Thursday, March 21, 2013

What Comes After Hipsters?

If we wore these unironically, they could double as reading glasses.
Well I guess we have to start answering that question with another question, which is; what determines culture? In this technologically dependent world of the new millennium culture is dependent on the following in order of importance; television, Internet, music, film, and finally fashion.  
It didn’t always used to be that way, the order was completely diversified and whatever was the new fad would take over for a while, but television has a level of constancy which I hate to (love to) allude back to Warhol when he said; everything will go, books will go, films will go, television will stay. He also said (lest we forget) [that] ‘in the future, everyone will be famous for 15 minutes’. And if we look at what television has allotted us, it is exactly that. The big revolution in television is the reality juggernaut, which allows nobodies to be somebodies for 15 minutes, just for as long as they’re interesting. 

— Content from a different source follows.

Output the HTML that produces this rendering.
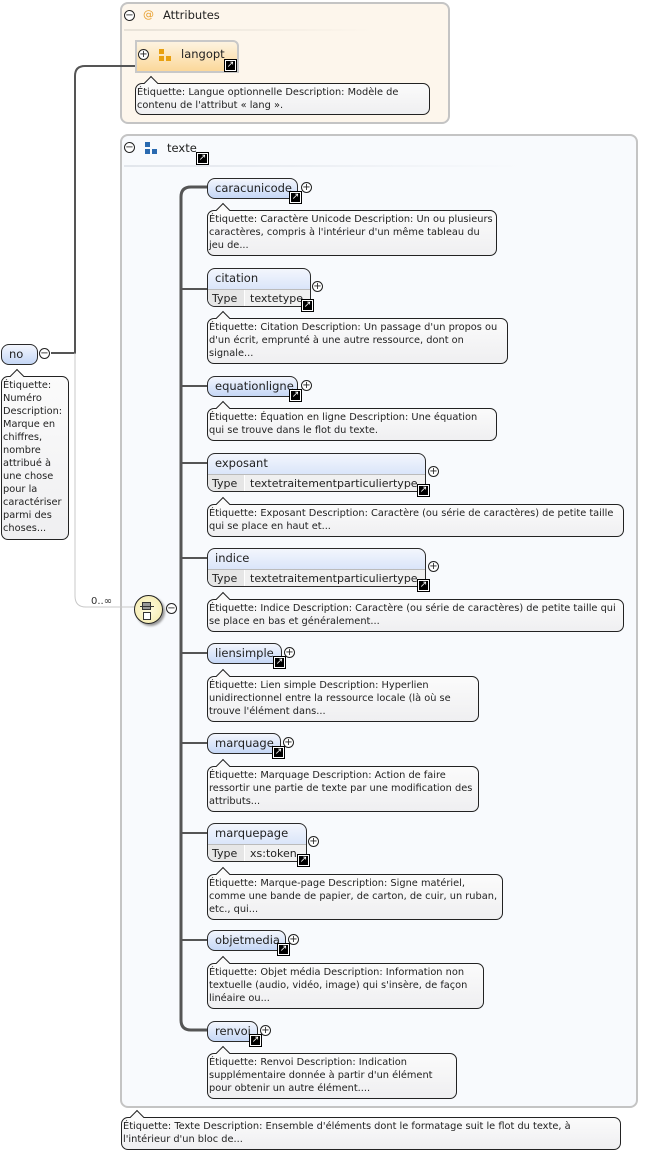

Adele is a perfect example of reversal of hipster culture and return to nostalgia for how things used to be and how things used to sound in particular.
This is key to the hipster sect because young people we call as ‘millenials’ following generation Y (my generation) have an attention span of a worker ant. Therefore, things only exist for them for no longer than 15 minutes. Bands become popular and unpopular in short spans of time, as do fashion fads, shows, etc. Just like Hipster-skewering show ‘Portlandia’ (2011 – present) parodied; ‘something something is OVER!’ 
(Still from 'Portlandia') It's all OVER!
 So if this is all to be true, then the hipsters are running out of time on their 15-minute meter, and who’s to take over? I remember a film from the 30’s, a beautiful piece of art called The Petrified Forest (1938) starring Humphrey Bogart, Bette Davis, and Leslie Howard where Leslie plays what he refers to as ‘one of a dying breed – the intellectuals’.  I do hope that this is the time for their resurrection. 
Leslie Howard plays the prophetic intellectual who stumbles across a crime set-up in The Petrified Forest (1938), desperate to leave some of his dying legacy behind, which never comes to fruition. His outfit is now worn ironically.
If you look at trends in the media, which as I earlier mentioned dictate popular culture of the moment, it seems that my predictions might be true. People have grown to be more meditative and concerned. Films like Argo (2013) and shows like 'Downton Abbey' (2010 – Present) dominate in accolades and awards, reflecting that our culture is ready for more serious reflection and thought processes. Also instituting a dreamy nostalgia indicating that we’re not exactly amused by our own times anymore. 
The enormously successful 'Downton Abbey' has become a pop-culture institution unto itself, quite unexpectedly strangely enough.
No one wants to be a culture that people look back at with cynical laughter and resentment like we do to the hippies of the ‘60’s, so let’s look forward and strive to not be dictated by pop culture but to define it.
Good god that was serious, now I have to bath in sin, excuse me.